How Long Should Therapy Last? Long-term therapy: not because something is wrong with me, but because life itself is an ongoing process of self-understanding.
- Ewa Szerlich
- Jun 25
- 3 min read
There is an ongoing discussion in the fields of counselling and psychotherapy about the duration of the therapeutic process, or a counselling episode: how long should someone remain in therapy?
Sometimes people say that therapists and clients should be careful that the client does not become dependent on therapy. Another question is how long someone needs to attend therapy in order to achieve particular goals. In some contexts, there is a limit to the number of sessions offered, for example through the NHS or workplace counselling services.
All these factors, and many others, contribute to the discussion about the place and length of therapy in a person's life.
In my practice, I offer an open-ended number of sessions. It depends on the client and on how many sessions they want. Some of my clients have been with me for two years, while others have attended for a few months and, after a period of work together, decided that they can continue without therapy. Some choose to keep meeting occasionally, whenever they feel the need.
What I have often noticed is that conversations about how long someone needs therapy are based on the assumption that the more serious the issue, the more time is needed in therapy.
Recently, during a session with one long-term client, I realised that it is possible to see this in exactly the opposite way.
My client shared that they are beginning to appreciate not only the effects of therapy, but also the process itself. They said that they enjoy never knowing what a session will be like or where our conversations will lead. Often, the topic they bring at the beginning becomes irrelevant, yet it takes us to something much more profound and central to their experience of life.
Whether we begin by talking about childhood, a situation at work, or an irritation caused by someone in a shop last Tuesday, we somehow end up exploring something deeply personal and meaningful. The client may forget what the original topic was, but they remember the reflections about their core experience that emerged from it.
This client concluded that they would "never be finished with therapy".
As I listened, I found myself thinking: this does not mean that you believe you will never be okay because your problems are so serious or because there is something fundamentally wrong with you. Rather, it means that you are already accepting yourself as you are. You are saying: I am as okay now as I will ever need to be, and this is simply life.

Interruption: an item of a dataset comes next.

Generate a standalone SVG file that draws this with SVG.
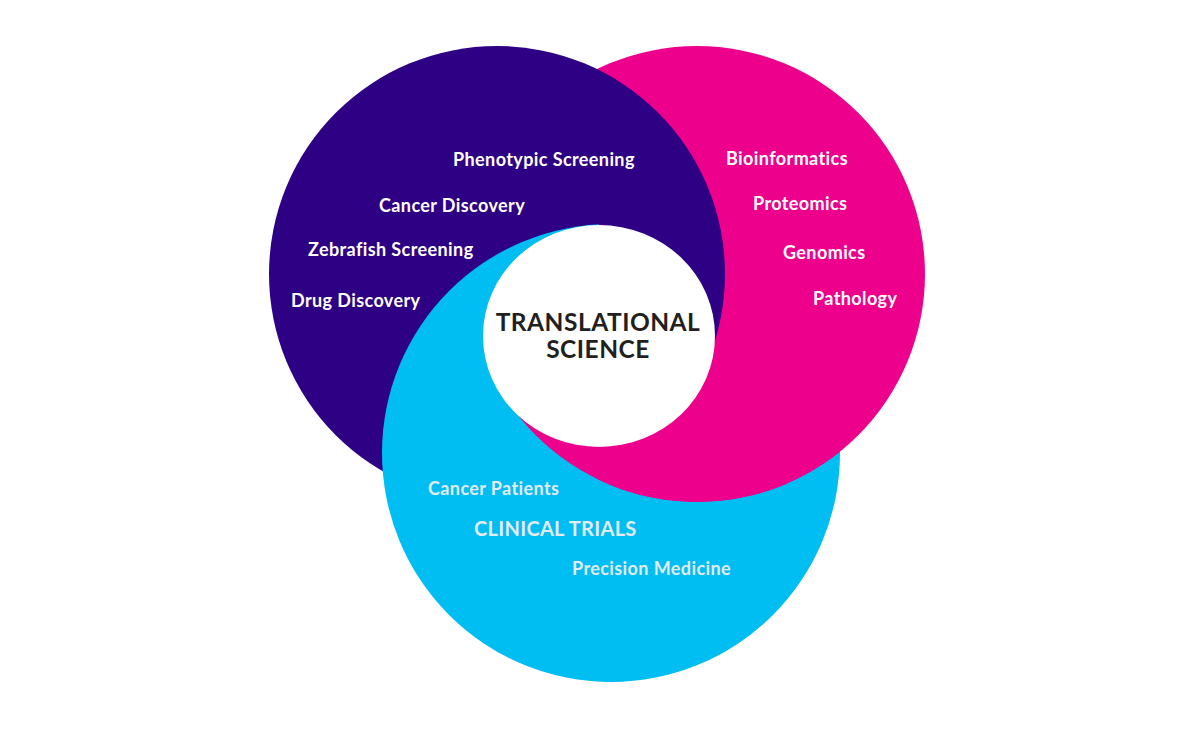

Life shapes and conditions us in different ways as we move through it. There is nothing about us that needs to be fixed before we can be worthy or whole. We can continue working on ourselves not because we are failing to meet some standard, but because life itself is a journey, and we are always growing within it.
This, for me, is the essence of therapy, whether it is long-term or short-term.
There is no external standard that you are failing to meet and that therapy must help you achieve. Your experience is the only experience you have, moment by moment. Together, we can explore it, and through that exploration, perhaps you can come to understand yourself more deeply, feel more at ease with who you are, and embrace both yourself and whatever life brings.